▶ Work to be completed
Restate the span of lines that starts with the line containing "Give me the TikZ source for this diagram." and ends with the line containing "color=bgbot] (0,0) rectangle (1024,768);", word for word, including both, with nothing else.

(Items listed in a dataset)
>> start

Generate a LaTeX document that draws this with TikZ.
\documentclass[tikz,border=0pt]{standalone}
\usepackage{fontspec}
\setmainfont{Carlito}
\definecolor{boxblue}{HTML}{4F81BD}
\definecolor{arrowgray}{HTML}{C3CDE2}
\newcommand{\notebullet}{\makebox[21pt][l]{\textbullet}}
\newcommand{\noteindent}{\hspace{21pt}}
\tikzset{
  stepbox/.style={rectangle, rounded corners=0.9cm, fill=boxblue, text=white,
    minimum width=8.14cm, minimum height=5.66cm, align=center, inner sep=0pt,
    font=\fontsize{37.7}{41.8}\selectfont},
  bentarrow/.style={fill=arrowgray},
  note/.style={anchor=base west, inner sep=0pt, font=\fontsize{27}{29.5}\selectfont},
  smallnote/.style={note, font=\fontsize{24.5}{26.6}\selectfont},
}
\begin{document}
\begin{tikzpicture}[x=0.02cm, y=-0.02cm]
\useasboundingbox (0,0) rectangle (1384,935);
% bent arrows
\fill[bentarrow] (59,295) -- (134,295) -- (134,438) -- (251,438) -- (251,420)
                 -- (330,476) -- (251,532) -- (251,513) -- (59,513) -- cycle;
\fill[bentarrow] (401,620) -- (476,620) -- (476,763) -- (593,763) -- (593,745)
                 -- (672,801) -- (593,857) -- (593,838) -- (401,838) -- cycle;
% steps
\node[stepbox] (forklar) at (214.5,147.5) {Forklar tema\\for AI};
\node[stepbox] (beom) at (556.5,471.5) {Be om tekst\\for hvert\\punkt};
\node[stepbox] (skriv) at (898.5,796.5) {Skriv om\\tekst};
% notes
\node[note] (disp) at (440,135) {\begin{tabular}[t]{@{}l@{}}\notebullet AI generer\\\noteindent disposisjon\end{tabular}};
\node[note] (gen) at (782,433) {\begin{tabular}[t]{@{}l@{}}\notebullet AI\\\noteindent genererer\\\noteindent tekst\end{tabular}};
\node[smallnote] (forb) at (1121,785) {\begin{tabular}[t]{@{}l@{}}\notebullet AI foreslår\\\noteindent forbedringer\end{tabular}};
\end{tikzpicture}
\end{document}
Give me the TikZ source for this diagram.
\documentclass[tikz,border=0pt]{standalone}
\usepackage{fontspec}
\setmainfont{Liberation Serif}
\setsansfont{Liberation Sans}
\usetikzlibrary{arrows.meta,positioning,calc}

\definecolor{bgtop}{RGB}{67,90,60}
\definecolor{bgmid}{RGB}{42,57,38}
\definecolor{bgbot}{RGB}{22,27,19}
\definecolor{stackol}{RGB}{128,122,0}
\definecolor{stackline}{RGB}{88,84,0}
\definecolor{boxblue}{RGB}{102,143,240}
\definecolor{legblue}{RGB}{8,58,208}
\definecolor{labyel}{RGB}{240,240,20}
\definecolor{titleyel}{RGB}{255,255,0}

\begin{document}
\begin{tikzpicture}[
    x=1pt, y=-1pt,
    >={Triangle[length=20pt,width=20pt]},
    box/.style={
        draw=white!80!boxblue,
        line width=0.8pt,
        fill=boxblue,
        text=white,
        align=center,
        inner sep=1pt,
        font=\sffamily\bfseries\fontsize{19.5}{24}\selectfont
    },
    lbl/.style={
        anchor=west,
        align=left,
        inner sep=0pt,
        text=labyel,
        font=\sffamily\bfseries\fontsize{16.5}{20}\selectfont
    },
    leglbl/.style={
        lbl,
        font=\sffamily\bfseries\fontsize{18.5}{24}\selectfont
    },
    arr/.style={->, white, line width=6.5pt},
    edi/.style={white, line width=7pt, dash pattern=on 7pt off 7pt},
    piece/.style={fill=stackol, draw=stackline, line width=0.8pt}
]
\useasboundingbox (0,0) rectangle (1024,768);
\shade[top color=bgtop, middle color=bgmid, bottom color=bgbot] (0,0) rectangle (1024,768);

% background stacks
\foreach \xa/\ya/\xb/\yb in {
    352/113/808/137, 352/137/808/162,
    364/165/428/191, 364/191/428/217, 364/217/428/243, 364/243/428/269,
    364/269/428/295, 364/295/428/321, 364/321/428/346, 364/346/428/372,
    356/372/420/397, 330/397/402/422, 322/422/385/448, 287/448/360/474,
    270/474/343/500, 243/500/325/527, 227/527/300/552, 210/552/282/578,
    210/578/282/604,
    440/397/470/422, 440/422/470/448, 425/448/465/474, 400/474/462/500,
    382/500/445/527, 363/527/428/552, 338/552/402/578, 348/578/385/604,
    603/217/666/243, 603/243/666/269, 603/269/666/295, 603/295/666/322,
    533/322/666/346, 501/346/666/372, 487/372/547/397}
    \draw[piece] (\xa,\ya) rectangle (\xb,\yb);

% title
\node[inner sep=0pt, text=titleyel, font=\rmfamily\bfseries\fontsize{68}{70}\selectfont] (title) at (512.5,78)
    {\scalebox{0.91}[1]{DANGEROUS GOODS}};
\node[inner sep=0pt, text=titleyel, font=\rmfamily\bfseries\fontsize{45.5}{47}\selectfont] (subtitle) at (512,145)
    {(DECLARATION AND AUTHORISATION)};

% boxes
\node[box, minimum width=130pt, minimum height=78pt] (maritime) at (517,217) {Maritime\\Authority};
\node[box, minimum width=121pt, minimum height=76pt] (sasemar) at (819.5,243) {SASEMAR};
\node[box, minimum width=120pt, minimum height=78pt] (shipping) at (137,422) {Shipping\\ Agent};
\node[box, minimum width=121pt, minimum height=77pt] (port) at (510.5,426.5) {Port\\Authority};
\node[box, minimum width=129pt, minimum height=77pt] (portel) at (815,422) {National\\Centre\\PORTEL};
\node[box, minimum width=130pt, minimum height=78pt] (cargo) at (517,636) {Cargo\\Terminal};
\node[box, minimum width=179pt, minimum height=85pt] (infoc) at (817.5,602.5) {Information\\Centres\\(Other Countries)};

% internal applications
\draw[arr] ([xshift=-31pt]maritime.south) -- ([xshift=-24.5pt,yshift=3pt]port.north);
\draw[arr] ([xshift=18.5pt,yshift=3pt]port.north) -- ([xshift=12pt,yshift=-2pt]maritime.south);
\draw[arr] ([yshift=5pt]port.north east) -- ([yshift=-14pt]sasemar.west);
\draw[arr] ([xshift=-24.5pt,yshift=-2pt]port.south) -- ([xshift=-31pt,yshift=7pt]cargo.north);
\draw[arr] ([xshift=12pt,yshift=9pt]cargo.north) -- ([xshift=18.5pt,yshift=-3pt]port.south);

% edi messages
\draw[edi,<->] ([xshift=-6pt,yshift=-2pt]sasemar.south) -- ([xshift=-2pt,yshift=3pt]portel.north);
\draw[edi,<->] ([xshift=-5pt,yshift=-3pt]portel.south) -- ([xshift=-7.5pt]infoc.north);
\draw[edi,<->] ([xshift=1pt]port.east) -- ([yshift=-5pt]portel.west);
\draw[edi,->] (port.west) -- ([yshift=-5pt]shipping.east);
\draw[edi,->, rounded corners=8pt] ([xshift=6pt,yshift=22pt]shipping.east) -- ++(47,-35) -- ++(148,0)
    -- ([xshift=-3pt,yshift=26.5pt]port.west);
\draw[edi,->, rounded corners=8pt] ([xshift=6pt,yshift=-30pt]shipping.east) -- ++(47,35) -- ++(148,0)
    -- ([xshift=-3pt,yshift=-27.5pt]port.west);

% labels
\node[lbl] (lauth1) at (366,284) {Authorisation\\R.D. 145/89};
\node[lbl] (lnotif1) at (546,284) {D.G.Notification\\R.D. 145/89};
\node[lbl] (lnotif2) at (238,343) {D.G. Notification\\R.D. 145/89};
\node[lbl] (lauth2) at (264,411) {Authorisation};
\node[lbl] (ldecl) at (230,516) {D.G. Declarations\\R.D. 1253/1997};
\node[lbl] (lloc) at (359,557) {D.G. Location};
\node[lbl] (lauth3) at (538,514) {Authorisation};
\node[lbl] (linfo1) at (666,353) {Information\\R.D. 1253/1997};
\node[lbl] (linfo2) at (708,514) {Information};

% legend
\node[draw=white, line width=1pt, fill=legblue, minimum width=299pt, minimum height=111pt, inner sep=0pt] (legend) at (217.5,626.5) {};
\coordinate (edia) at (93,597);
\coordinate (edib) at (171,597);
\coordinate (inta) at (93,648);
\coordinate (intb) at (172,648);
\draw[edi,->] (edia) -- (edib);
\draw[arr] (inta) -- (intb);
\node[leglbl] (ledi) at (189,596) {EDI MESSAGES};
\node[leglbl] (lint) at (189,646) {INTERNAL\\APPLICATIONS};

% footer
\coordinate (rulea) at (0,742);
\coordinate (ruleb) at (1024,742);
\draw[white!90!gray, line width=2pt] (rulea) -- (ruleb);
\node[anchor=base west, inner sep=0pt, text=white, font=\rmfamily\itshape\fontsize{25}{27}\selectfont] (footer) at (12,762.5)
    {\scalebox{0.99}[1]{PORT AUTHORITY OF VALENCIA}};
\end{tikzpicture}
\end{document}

>> end

▶ Problem solution
Give me the TikZ source for this diagram.
\documentclass[tikz,border=0pt]{standalone}
\usepackage{fontspec}
\setmainfont{Liberation Serif}
\setsansfont{Liberation Sans}
\usetikzlibrary{arrows.meta,positioning,calc}

\definecolor{bgtop}{RGB}{67,90,60}
\definecolor{bgmid}{RGB}{42,57,38}
\definecolor{bgbot}{RGB}{22,27,19}
\definecolor{stackol}{RGB}{128,122,0}
\definecolor{stackline}{RGB}{88,84,0}
\definecolor{boxblue}{RGB}{102,143,240}
\definecolor{legblue}{RGB}{8,58,208}
\definecolor{labyel}{RGB}{240,240,20}
\definecolor{titleyel}{RGB}{255,255,0}

\begin{document}
\begin{tikzpicture}[
    x=1pt, y=-1pt,
    >={Triangle[length=20pt,width=20pt]},
    box/.style={
        draw=white!80!boxblue,
        line width=0.8pt,
        fill=boxblue,
        text=white,
        align=center,
        inner sep=1pt,
        font=\sffamily\bfseries\fontsize{19.5}{24}\selectfont
    },
    lbl/.style={
        anchor=west,
        align=left,
        inner sep=0pt,
        text=labyel,
        font=\sffamily\bfseries\fontsize{16.5}{20}\selectfont
    },
    leglbl/.style={
        lbl,
        font=\sffamily\bfseries\fontsize{18.5}{24}\selectfont
    },
    arr/.style={->, white, line width=6.5pt},
    edi/.style={white, line width=7pt, dash pattern=on 7pt off 7pt},
    piece/.style={fill=stackol, draw=stackline, line width=0.8pt}
]
\useasboundingbox (0,0) rectangle (1024,768);
\shade[top color=bgtop, middle color=bgmid, bottom color=bgbot] (0,0) rectangle (1024,768);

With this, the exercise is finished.